» **Exercise task**:
Omit all images. Write out the rest of the material exactly.

» **Information supplied**:
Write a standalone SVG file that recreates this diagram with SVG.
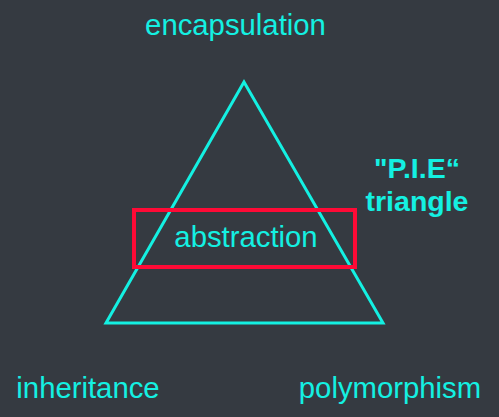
<svg xmlns="http://www.w3.org/2000/svg" width="499" height="417" viewBox="0 0 499 417">
<style>
.t{font-family:"Liberation Sans",Arial,sans-serif;fill:#14f0e2;font-size:29.3px}
.b{font-weight:bold;font-size:28.5px}
</style>
<rect width="499" height="417" fill="#353a41"/>
<g id="triangle"><polygon points="244,82 106,323 383,323" fill="none" stroke="#14f0e2" stroke-width="3"/></g>
<g id="abstraction"><rect x="134" y="210" width="221" height="57" fill="none" stroke="#ff0a36" stroke-width="4"/>
<text class="t" x="246" y="247" text-anchor="middle">abstraction</text></g>
<g id="encapsulation"><text class="t" x="235.5" y="35" text-anchor="middle">encapsulation</text></g>
<g id="inheritance"><text class="t" x="88" y="398" text-anchor="middle">inheritance</text></g>
<g id="polymorphism"><text class="t" x="390" y="398" text-anchor="middle">polymorphism</text></g>
<g id="pie"><text class="t b" x="417" y="178" text-anchor="middle">"P.I.E“</text>
<text class="t b" x="417" y="211" text-anchor="middle">triangle</text></g>
<g id="connectors"/>
</svg>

» **Written response**:
Write a standalone SVG file that recreates this diagram with SVG.
<svg xmlns="http://www.w3.org/2000/svg" width="499" height="417" viewBox="0 0 499 417">
<style>
.t{font-family:"Liberation Sans",Arial,sans-serif;fill:#14f0e2;font-size:29.3px}
.b{font-weight:bold;font-size:28.5px}
</style>
<rect width="499" height="417" fill="#353a41"/>
<g id="triangle"><polygon points="244,82 106,323 383,323" fill="none" stroke="#14f0e2" stroke-width="3"/></g>
<g id="abstraction"><rect x="134" y="210" width="221" height="57" fill="none" stroke="#ff0a36" stroke-width="4"/>
<text class="t" x="246" y="247" text-anchor="middle">abstraction</text></g>
<g id="encapsulation"><text class="t" x="235.5" y="35" text-anchor="middle">encapsulation</text></g>
<g id="inheritance"><text class="t" x="88" y="398" text-anchor="middle">inheritance</text></g>
<g id="polymorphism"><text class="t" x="390" y="398" text-anchor="middle">polymorphism</text></g>
<g id="pie"><text class="t b" x="417" y="178" text-anchor="middle">"P.I.E“</text>
<text class="t b" x="417" y="211" text-anchor="middle">triangle</text></g>
<g id="connectors"/>
</svg>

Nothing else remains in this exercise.